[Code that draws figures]
+--
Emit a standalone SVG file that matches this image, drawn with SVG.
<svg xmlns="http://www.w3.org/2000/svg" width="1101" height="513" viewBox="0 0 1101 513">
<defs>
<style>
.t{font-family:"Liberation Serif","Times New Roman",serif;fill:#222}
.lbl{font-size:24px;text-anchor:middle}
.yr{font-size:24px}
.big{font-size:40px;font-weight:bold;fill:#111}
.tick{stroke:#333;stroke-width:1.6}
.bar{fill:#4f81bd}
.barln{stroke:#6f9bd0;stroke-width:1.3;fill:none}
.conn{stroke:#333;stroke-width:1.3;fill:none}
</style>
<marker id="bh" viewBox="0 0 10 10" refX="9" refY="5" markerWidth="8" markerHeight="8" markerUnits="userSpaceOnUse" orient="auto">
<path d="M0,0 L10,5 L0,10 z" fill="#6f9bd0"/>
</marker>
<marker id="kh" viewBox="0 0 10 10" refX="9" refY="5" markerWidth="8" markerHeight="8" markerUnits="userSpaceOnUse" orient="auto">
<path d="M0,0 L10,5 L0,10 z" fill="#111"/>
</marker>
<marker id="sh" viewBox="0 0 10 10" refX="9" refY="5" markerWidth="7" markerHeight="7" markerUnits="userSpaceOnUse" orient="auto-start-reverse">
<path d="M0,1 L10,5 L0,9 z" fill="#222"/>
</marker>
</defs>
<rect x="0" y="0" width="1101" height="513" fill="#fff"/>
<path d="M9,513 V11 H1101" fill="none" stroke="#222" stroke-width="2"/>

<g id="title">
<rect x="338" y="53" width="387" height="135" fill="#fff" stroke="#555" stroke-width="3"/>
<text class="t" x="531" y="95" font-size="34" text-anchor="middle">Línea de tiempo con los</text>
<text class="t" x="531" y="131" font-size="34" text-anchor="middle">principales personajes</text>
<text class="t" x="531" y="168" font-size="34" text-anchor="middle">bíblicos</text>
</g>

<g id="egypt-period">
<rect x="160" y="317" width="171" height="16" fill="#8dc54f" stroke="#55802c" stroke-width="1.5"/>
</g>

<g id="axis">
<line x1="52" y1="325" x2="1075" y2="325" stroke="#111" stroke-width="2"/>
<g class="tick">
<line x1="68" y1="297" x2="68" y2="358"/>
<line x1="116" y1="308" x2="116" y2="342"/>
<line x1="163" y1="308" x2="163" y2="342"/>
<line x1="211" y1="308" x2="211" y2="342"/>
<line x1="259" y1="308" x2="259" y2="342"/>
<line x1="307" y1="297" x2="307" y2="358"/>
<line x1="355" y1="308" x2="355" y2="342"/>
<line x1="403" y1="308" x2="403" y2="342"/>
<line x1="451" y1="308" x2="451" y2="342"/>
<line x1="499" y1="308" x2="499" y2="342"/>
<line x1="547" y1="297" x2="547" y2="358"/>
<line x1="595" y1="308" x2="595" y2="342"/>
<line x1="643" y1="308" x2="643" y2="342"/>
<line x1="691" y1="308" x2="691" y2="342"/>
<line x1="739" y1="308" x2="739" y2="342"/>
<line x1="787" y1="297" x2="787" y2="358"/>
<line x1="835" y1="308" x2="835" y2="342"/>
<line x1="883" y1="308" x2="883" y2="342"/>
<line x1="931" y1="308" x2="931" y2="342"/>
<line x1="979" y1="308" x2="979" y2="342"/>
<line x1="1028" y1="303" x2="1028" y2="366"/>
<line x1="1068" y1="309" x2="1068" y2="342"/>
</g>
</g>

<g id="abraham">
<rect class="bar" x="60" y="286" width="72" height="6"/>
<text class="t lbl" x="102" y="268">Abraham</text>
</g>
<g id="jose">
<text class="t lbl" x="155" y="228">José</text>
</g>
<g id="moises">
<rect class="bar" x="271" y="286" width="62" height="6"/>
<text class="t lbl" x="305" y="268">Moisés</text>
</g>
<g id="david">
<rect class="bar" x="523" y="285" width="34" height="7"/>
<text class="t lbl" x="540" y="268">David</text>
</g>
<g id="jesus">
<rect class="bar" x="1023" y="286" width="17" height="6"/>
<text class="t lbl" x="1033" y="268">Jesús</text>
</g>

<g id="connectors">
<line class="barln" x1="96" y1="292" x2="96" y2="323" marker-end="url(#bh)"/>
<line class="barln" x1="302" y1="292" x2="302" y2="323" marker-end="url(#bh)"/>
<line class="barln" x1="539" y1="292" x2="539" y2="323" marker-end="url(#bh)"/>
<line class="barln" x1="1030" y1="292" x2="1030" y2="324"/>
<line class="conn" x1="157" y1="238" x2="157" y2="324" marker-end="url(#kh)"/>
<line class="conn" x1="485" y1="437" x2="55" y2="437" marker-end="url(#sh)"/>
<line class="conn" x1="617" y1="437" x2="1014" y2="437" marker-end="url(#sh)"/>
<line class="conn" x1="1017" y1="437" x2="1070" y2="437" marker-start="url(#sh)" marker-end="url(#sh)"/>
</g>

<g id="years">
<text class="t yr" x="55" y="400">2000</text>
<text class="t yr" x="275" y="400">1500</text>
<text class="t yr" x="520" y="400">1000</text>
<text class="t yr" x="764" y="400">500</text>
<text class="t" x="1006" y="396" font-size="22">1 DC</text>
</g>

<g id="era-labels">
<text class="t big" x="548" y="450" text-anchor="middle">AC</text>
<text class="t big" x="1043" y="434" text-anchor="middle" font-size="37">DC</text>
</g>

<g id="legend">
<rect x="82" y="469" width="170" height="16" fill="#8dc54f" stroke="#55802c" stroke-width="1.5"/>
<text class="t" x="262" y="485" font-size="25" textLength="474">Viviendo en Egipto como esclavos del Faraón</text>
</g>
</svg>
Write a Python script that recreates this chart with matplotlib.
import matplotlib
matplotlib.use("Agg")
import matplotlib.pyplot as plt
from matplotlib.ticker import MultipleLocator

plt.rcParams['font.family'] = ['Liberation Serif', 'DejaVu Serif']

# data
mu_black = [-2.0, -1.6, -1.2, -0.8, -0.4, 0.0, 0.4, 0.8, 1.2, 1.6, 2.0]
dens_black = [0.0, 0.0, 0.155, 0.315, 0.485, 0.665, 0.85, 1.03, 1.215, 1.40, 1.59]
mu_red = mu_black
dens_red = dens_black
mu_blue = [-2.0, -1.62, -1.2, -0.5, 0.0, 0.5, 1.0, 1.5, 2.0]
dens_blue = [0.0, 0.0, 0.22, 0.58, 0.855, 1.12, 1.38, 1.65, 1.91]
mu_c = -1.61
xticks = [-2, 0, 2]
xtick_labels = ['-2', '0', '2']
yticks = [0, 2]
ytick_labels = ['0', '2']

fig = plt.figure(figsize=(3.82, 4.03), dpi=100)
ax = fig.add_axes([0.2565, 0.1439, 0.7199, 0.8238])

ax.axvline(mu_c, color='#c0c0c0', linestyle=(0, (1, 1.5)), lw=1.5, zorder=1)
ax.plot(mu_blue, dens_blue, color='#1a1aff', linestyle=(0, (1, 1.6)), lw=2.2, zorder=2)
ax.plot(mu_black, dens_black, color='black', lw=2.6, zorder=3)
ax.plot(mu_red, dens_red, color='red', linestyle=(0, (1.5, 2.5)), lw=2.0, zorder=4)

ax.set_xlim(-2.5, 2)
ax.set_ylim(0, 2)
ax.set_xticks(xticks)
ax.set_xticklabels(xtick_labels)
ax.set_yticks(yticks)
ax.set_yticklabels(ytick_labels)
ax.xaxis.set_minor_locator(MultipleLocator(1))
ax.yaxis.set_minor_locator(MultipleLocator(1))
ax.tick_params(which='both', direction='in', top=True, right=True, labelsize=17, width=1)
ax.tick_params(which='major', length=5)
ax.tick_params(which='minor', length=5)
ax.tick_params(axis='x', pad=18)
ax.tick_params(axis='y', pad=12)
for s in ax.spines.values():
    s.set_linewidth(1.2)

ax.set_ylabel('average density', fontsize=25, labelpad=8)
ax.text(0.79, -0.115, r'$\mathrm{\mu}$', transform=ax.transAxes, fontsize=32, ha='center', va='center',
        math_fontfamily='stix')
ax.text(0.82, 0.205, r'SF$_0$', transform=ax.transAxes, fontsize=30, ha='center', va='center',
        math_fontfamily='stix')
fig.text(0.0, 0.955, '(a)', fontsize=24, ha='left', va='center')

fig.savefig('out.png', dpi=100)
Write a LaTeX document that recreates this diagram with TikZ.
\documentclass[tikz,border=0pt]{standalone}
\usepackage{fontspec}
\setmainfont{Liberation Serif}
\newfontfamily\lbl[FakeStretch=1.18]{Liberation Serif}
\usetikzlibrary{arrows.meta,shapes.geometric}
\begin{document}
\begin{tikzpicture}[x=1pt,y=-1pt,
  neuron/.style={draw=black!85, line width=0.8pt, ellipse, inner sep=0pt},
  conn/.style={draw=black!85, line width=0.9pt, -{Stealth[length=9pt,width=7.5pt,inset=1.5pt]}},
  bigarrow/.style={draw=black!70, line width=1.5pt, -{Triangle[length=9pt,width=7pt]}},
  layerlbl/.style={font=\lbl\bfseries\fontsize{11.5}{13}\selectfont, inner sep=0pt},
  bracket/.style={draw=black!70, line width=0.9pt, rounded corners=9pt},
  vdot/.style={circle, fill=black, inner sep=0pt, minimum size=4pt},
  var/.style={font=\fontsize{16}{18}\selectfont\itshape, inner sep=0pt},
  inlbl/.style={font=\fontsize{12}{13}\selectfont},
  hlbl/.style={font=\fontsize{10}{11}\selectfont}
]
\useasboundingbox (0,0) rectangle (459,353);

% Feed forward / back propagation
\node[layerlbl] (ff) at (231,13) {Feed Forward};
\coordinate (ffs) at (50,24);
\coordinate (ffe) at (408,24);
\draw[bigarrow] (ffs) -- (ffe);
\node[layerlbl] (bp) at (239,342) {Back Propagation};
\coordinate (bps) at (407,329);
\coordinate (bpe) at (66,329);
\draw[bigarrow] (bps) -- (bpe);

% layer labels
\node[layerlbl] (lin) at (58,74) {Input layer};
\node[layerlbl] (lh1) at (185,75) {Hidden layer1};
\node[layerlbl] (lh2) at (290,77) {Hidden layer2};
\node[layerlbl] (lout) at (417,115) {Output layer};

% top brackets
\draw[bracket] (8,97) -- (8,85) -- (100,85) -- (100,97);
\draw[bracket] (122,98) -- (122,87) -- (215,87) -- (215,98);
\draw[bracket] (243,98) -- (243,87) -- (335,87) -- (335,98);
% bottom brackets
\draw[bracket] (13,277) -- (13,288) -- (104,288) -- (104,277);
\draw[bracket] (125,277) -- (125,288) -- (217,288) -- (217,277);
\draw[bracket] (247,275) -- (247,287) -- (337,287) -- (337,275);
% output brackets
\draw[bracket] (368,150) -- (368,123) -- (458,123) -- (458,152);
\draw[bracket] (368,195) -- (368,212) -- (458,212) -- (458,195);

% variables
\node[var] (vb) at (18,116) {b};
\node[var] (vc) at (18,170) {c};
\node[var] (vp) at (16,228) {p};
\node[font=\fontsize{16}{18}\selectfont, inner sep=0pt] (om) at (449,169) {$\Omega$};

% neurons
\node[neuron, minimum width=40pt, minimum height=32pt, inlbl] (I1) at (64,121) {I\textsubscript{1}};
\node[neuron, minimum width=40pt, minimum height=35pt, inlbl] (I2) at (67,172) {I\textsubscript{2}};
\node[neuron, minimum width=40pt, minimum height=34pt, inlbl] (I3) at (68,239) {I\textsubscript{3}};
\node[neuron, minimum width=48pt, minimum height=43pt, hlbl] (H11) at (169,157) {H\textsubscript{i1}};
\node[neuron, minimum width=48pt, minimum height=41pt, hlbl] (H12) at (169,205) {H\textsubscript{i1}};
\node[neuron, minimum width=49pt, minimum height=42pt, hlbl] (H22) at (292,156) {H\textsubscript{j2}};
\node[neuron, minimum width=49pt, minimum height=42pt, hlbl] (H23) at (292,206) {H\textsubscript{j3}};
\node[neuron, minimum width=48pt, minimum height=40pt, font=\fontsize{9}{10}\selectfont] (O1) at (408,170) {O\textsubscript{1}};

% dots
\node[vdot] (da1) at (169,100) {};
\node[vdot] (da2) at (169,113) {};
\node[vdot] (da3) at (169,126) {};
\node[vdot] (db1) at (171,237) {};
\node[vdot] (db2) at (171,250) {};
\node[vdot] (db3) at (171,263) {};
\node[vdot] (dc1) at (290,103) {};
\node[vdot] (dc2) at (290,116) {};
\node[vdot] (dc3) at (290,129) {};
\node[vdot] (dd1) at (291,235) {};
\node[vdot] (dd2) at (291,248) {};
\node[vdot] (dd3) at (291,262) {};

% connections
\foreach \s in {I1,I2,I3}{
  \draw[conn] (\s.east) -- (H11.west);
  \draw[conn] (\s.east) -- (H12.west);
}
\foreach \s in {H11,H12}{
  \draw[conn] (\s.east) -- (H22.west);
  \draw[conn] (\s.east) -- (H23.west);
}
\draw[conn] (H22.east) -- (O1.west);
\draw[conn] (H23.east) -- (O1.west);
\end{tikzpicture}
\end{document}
+--
◆ Brief: Only the number is wanted: how many lines in the data include the word "Write"?

◆ Task solution: 2